Inside of a Madrid police station.
6:00am. The air is cold and I know that soon the wind against my face will have a familiar bite. All packed up and ready to leave the medieval country side of Montepulciano. Today has been declared a day of travel and soon we’ll be gliding through the early morning twists and turns on the magnificent machine they call the BMW 850RT. We will ride through Pienza, and beyond Siena, bypassing the beautiful Chianti region that we passed through on our way down.Arriving back in Florence around 9am to return the bike to the mustached Italians who kindly rented it to us.
From there we’ll make our way to the train station to catch a train to Bologna. Then a bus to the local airport so that a plane may jet us us across the sea to the land of Barcelona. There we catch a shuttle to the metro and finally to our room in the Gothic Barrio of the city, where a cocktail will be waiting for me in some fine local establishment of our choosing.
We left the room and walked down the stairs and part way through the lobby when Mel realized that she forgot something in the room. I handed her the key as she ran back up, then bought a cup of coffee from the machine in the lobby. I walked outside and sat on a small curb in the narrow streets. I sat there for a while watching the locals and tourists pass by as they went about their day, all the while enjoying my hot, and rather small, black coffee (cafe solo). I took the last sip of coffee from the paper cup, wondering what might be taking Mel so long. Just then an old Spaniard women approached with her hand extended towards me holding something. Gold colored coins, Spanish money. The kind woman was giving me money, thinking I was a beggar, a man on the streets. With my dirty traveling clothes and empty cup in hand I understand her reasoning. So, being a bit off guard and not wanting to offend her, I graciously took the sweet woman’s offering of cents. Feeling embarrassed and a little confused I quickly stood and walked away, hoping nobody really saw what had just happened.
I now no longer sit on curbs with an empty cup in hand.
BTW. The money has since been given to other homeless folk or street musicians.

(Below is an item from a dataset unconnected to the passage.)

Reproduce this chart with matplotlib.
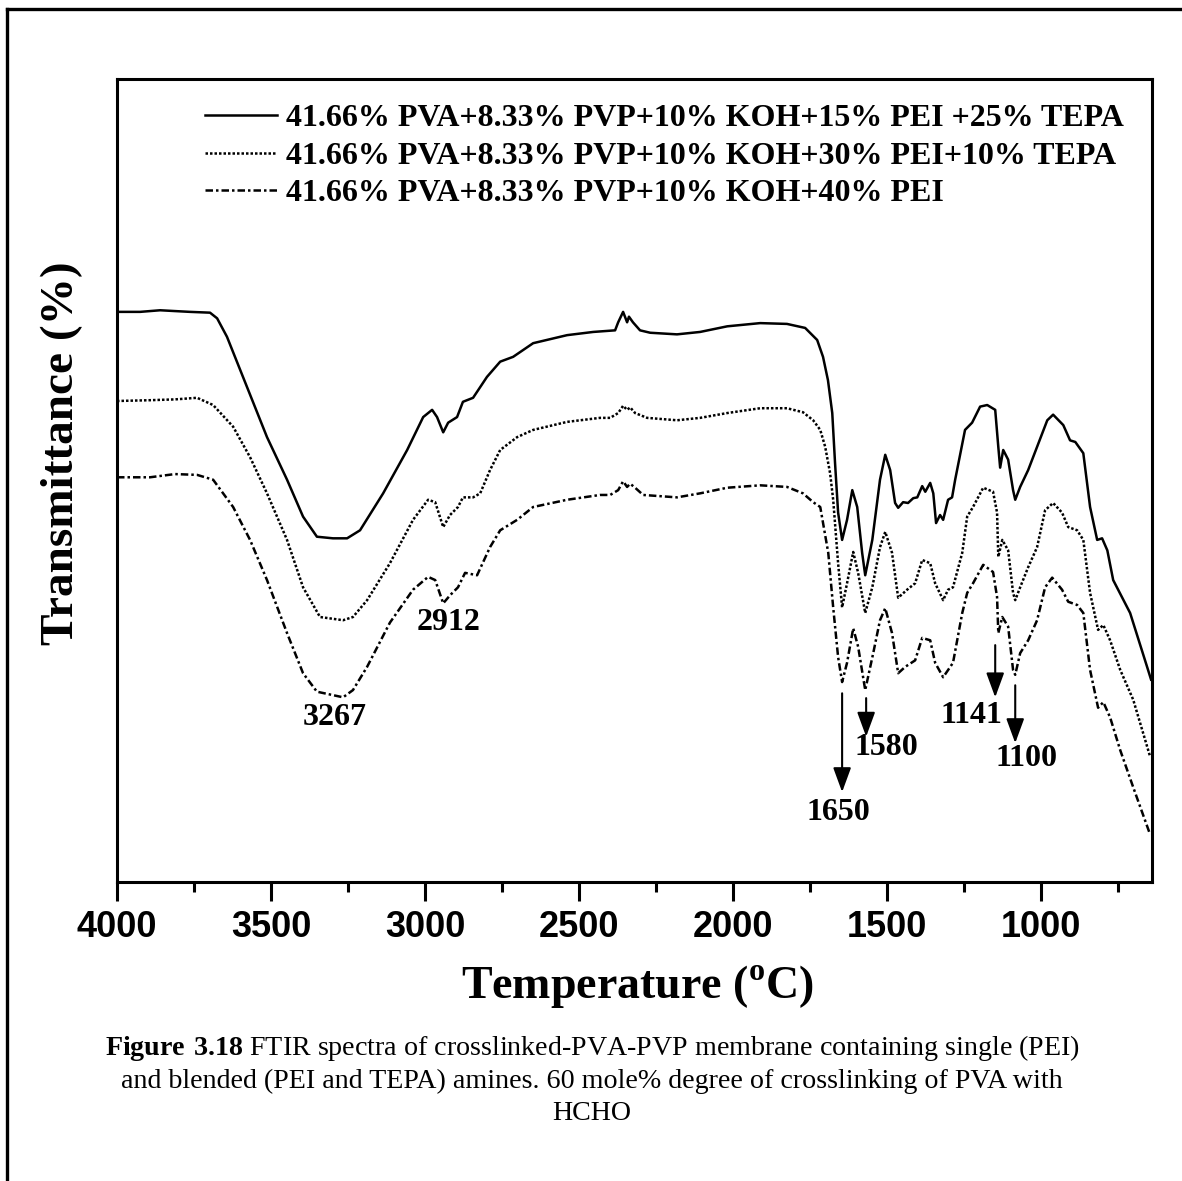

Im sitting on a bed at 5pm in a hotel in the the middle of Bilbao, Spain thankful for the day. Everything (almost) is closed today due to a general labor strike throughout the entire country of Spain. Admittedly unprepared for this historic day, we wandered the city for a while in search of food, not knowing if we would be able to eat anything today besides the half of a cucumber and chip remnants sitting in our room at the hotel. We staggered through dark, barren alley ways looking for anything to abate our hunger and trying our best to fight through the pangs of malnutrition and aching gut. Just as we collectively thought was our last moment of breathe, we turned a corner to reveal what is sometimes referred to as “the last shining light of all mankind”, Chinese Food. And it was abierto.